Recap: The Inaugural Bloomberg American Health Summit
The Bloomberg American Health Summit infuses hope for critical solutions.
With a musical quintet, a dance troupe and a blistering pace of keynotes and panel discussions, the Bloomberg American Health Summit was not your typical academic conference.
Instead, the late November event energized a diverse crowd with insights about and solutions to some of America’s most pernicious health problems. High school and college students spoke with U.S. Senator Chris Murphy about gun violence. Police chiefs explained how public health can inform policing on the opioid epidemic. Former EPA administrator Gina McCarthy framed climate change as a health issue. And Michael R. Bloomberg announced a $50 million program to respond to the opioid crisis.

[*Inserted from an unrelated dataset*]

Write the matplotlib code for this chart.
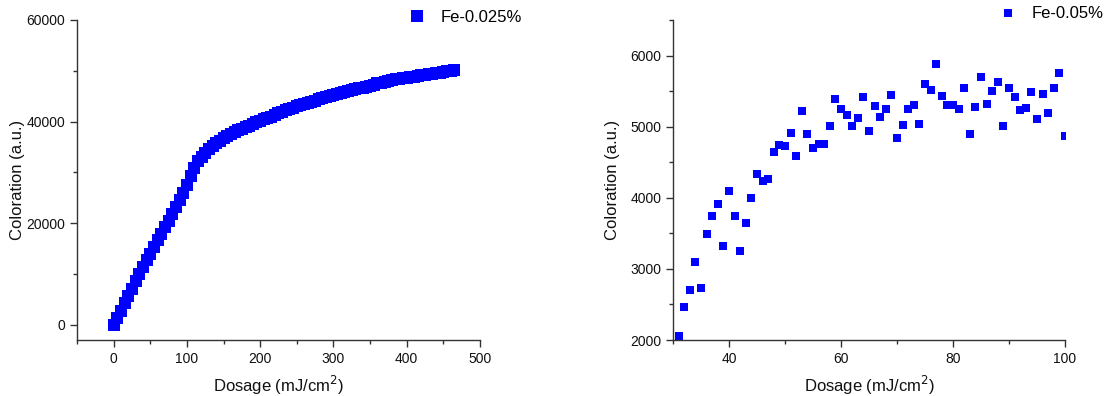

For the Bloomberg American Health Initiative, the summit placed a dazzling coda on its initial phase of planning and projects that followed a 2016 gift of $300 million from Bloomberg Philanthropies.
2019 will be a year of continued growth, says Joshua M. Sharfstein, MD, the Initiative’s director and vice dean for Public Health Practice and Community Engagement. The Initiative will hire as many as 10 new faculty and recruit at least 50 MPH and DrPH students this year.
“We really are just getting started,” Sharfstein says.
Key to the expansion is a growing network of like-minded organizations across the country. They send students to the School who will receive a full scholarship, earn an MPH or DrPH degree and commit to returning to their organizations for at least one year. Each fellow focuses on one of the Initiative’s five areas: addiction and overdose, environmental challenges, obesity and the food system, risks to adolescent health, and violence.
The Initiative published articles on the five focus areas and three cross-cutting areas of equity, evidence and policy in a Public Health Reports supplement, which was released before the summit and is available for free by SAGE Journals.
“The very strong positive response to the supplement and the summit illustrates how eager people are to have discussions about these major problems and meaningful solutions,” Sharfstein says.